Your objective
Leave out the pictures and set down exactly the lines from the start of the listing through the one with "plt.rcParams['axes.unicode_minus'] = False", both included.

Extracted records
--- START ---
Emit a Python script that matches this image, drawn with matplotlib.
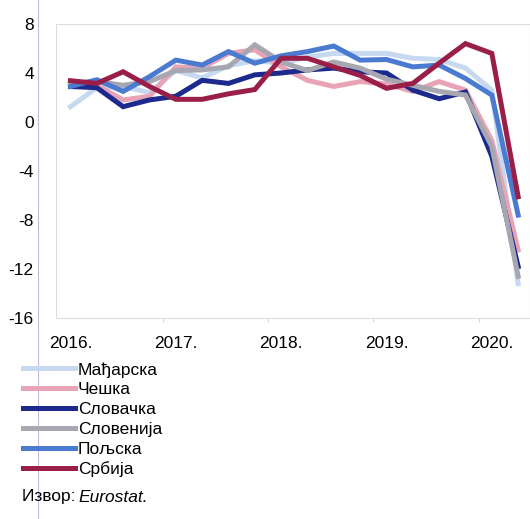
import matplotlib
matplotlib.use("Agg")
import matplotlib.pyplot as plt
from matplotlib.lines import Line2D

plt.rcParams['font.family'] = ['Liberation Sans', 'DejaVu Sans']
plt.rcParams['axes.unicode_minus'] = False

quarters = list(range(18))  # 2016 Q1 .. 2020 Q2
year_labels = ["2016.", "2017.", "2018.", "2019.", "2020."]
year_pos = [0, 4, 8, 12, 16]

hungary  = [1.25, 2.8, 2.9, 2.4, 4.2, 3.6, 4.6, 5.0, 4.8, 5.3, 5.6, 5.6, 5.6, 5.2, 5.1, 4.4, 2.6, -13.2]
czech    = [3.3, 3.0, 1.8, 2.1, 4.5, 4.4, 5.6, 5.9, 4.5, 3.4, 2.9, 3.3, 3.1, 2.5, 3.3, 2.6, -1.5, -10.45]
slovakia = [2.9, 2.8, 1.25, 1.8, 2.1, 3.4, 3.15, 3.85, 4.0, 4.25, 4.4, 4.1, 4.0, 2.6, 1.9, 2.45, -2.8, -11.8]
slovenia = [3.2, 3.3, 3.0, 3.3, 4.2, 4.25, 4.5, 6.3, 4.9, 4.2, 4.9, 4.4, 3.5, 3.0, 2.5, 2.2, -2.0, -12.6]
poland   = [2.9, 3.45, 2.5, 3.7, 5.05, 4.65, 5.75, 4.8, 5.4, 5.75, 6.2, 5.05, 5.1, 4.5, 4.65, 3.55, 2.2, -7.6]
serbia   = [3.37, 3.15, 4.1, 2.9, 1.85, 1.85, 2.3, 2.65, 5.2, 5.2, 4.5, 3.8, 2.75, 3.15, 4.8, 6.4, 5.6, -6.1]

names  = ["Мађарска", "Чешка", "Словачка", "Словенија", "Пољска", "Србија"]
series = [hungary, czech, slovakia, slovenia, poland, serbia]
colors = ["#c6d9f0", "#e8a3b7", "#1b2a8c", "#a7a7b2", "#4a7bd0", "#9a1f48"]

W, H = 530, 519
fig = plt.figure(figsize=(W / 100, H / 100), dpi=100)
ax = fig.add_axes([56 / W, 1 - 318 / H, (530 - 56) / W, (318 - 24) / H])

handles = []
for name, vals, c in zip(names, series, colors):
    h, = ax.plot(quarters, vals, color=c, lw=3.6, solid_joinstyle='miter', label=name)
    handles.append(h)

ax.set_ylim(-16, 8)
ax.set_yticks([-16, -12, -8, -4, 0, 4, 8])
ax.set_xlim(-0.55, 17.45)
ax.set_xticks(year_pos)
ax.set_xticklabels(year_labels)
ax.set_xticks([3.5, 7.5, 11.5, 15.5], minor=True)
ax.tick_params(axis='x', which='major', length=0, pad=13, labelsize=12.5)
ax.tick_params(axis='x', which='minor', length=3, color='#cccccc')
ax.tick_params(axis='y', length=0, pad=16, labelsize=12.5)
for s in ax.spines.values():
    s.set_color('#dcdcdc')
    s.set_linewidth(0.8)

leg = fig.legend(handles=handles, labels=names, loc='upper left',
                 bbox_to_anchor=(23 / W, 1 - 362 / H), frameon=False,
                 fontsize=12.5, handlelength=3.0, handletextpad=0.15,
                 labelspacing=0.27, borderaxespad=0, borderpad=0)

fig.text(22 / W, 1 - 497 / H, "Извор: ", fontsize=12.5, va='center', ha='left')
fig.text(78 / W, 1 - 497 / H, "Eurostat.", fontsize=12.5, va='center', ha='left', style='italic')

# faint margin line of the scanned page
fig.add_artist(Line2D([38 / W, 38 / W], [0, 1], transform=fig.transFigure,
                      color='#c8b8dc', lw=0.8))

fig.savefig("out.png", dpi=100)
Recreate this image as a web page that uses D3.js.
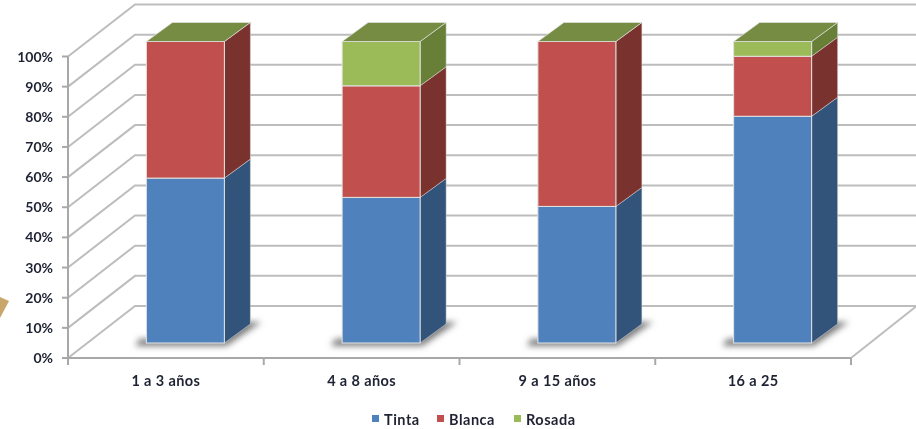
<!DOCTYPE html>
<html>
<head>
<meta charset="utf-8">
<script src="https://cdn.jsdelivr.net/npm/d3@7"></script>
<style>
html,body{margin:0;padding:0;background:#fff}
svg{display:block}
text{font-family:Lato,"Open Sans",sans-serif;font-weight:700;fill:#1f2433}
</style>
</head>
<body>
<svg id="c" width="916" height="429"></svg>
<script>
const categories = ["1 a 3 años","4 a 8 años","9 a 15 años","16 a 25"];
const seriesNames = ["Tinta","Blanca","Rosada"];
const tinta  = [54.7,48.3,45.3,75.2];
const blanca = [45.3,37,54.7,19.9];
const rosada = [0,14.7,0,4.9];
const percentTicks = [0,10,20,30,40,50,60,70,80,90,100];
const frontColors = ["#4f81bd","#c0504d","#9bbb59"];
const sideColors  = ["#31527a","#7a302d","#687f39"];
const topColor = "#758c42";

const svg = d3.select("#c");
const defs = svg.append("defs");
defs.append("filter").attr("id","soft").append("feGaussianBlur").attr("stdDeviation",0.7);
defs.append("filter").attr("id","txt").append("feGaussianBlur").attr("stdDeviation",0.35);
const sh = defs.append("filter").attr("id","shadow").attr("x","-20%").attr("y","-50%").attr("width","140%").attr("height","200%");
sh.append("feGaussianBlur").attr("stdDeviation",3);

const x = d3.scaleBand().domain(categories).range([68,851]);
const y = d3.scaleLinear().domain([0,100]).range([358,56.5]);
const depthX = 67, depthY = 52;           // full floor depth
const barNearX = 19.5, barNearY = 15;     // bar front plane offset
const barDepthX = 26, barDepthY = 19;     // bar own depth
const barW = 78;
const pts = a => a.map(p=>p.join(",")).join(" ");

const grid = svg.append("g").attr("filter","url(#soft)")
  .attr("stroke","#bdbdbd").attr("stroke-width",2).attr("fill","none");
// walls
percentTicks.forEach(t=>{
  grid.append("polyline").attr("points",pts([[68,y(t)],[68+depthX,y(t)-depthY],[916,y(t)-depthY]]));
});
// floor edge at right
grid.append("line").attr("x1",851).attr("y1",358).attr("x2",916).attr("y2",358-depthY+0.5);

// axes
const axis = svg.append("g").attr("filter","url(#soft)")
  .attr("stroke","#a8a8a8").attr("stroke-width",2).attr("fill","none");
axis.append("line").attr("x1",68).attr("x2",68).attr("y1",y(100)).attr("y2",365);
axis.append("line").attr("x1",62).attr("x2",851).attr("y1",358).attr("y2",358);
percentTicks.forEach(t=>axis.append("line").attr("x1",62).attr("x2",68).attr("y1",y(t)).attr("y2",y(t)));
d3.range(categories.length+1).forEach(i=>{
  const xp = 68 + i*x.step();
  axis.append("line").attr("x1",xp).attr("x2",xp).attr("y1",358).attr("y2",365);
});

// bars
const barG = svg.append("g");
categories.forEach((c,i)=>{
  const cx = x(c)+x.bandwidth()/2 + barNearX;
  const x0 = cx-barW/2, x1 = cx+barW/2;
  const base = y(0)-barNearY;
  const yy = v => y(v)-barNearY;
  // shadow
  barG.append("polygon").attr("filter","url(#shadow)").attr("fill","#7a7a7a")
    .attr("points",pts([[x0-11,base+3],[x1+2,base+3],[x1+barDepthX+11,base-barDepthY-2],[x1,base-barDepthY-2],[x1,base-4],[x0-7,base-4]]));
  const vals = [tinta[i],blanca[i],rosada[i]];
  let acc = 0;
  const g = barG.append("g").attr("filter","url(#soft)");
  vals.forEach((v,k)=>{
    if(v<=0) return;
    const a = yy(acc), b = yy(acc+v);
    g.append("polygon").attr("fill",sideColors[k]).attr("stroke","#d8d8d8").attr("stroke-width",0.5)
      .attr("points",pts([[x1,a],[x1+barDepthX,a-barDepthY],[x1+barDepthX,b-barDepthY],[x1,b]]));
    g.append("rect").attr("x",x0).attr("y",b).attr("width",barW).attr("height",a-b)
      .attr("fill",frontColors[k]).attr("stroke","#e4e4e4").attr("stroke-width",1);
    acc += v;
  });
  const t = yy(acc);
  g.append("polygon").attr("fill",topColor).attr("stroke","#e4e4e4").attr("stroke-width",0.7)
    .attr("points",pts([[x0,t],[x1,t],[x1+barDepthX,t-barDepthY],[x0+barDepthX,t-barDepthY]]));
});

// tick labels
const labels = svg.append("g").attr("filter","url(#txt)");
percentTicks.forEach(t=>{
  labels.append("text").attr("x",53).attr("y",y(t)+5).attr("text-anchor","end")
    .attr("font-size",14).text(t+"%");
});
categories.forEach(c=>{
  labels.append("text").attr("x",x(c)+x.bandwidth()/2).attr("y",386).attr("text-anchor","middle")
    .attr("font-size",14.5).attr("letter-spacing",0.4).text(c);
});

// legend
const legendX = [372,437,514];
seriesNames.forEach((s,k)=>{
  labels.append("rect").attr("x",legendX[k]).attr("y",415).attr("width",7).attr("height",7).attr("fill",frontColors[k]);
  labels.append("text").attr("x",legendX[k]+12).attr("y",424.5).attr("font-size",14.5).attr("letter-spacing",0.5).text(s);
});

// fragment of an arrow cut off at the left edge of the picture
svg.append("polygon").attr("fill","#c9a66b").attr("filter","url(#soft)")
  .attr("points",pts([[0,297],[9,301],[0,318]]));
</script>
</body>
</html>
--- END ---
The completed task
Emit a Python script that matches this image, drawn with matplotlib.
import matplotlib
matplotlib.use("Agg")
import matplotlib.pyplot as plt
from matplotlib.lines import Line2D

plt.rcParams['font.family'] = ['Liberation Sans', 'DejaVu Sans']
plt.rcParams['axes.unicode_minus'] = False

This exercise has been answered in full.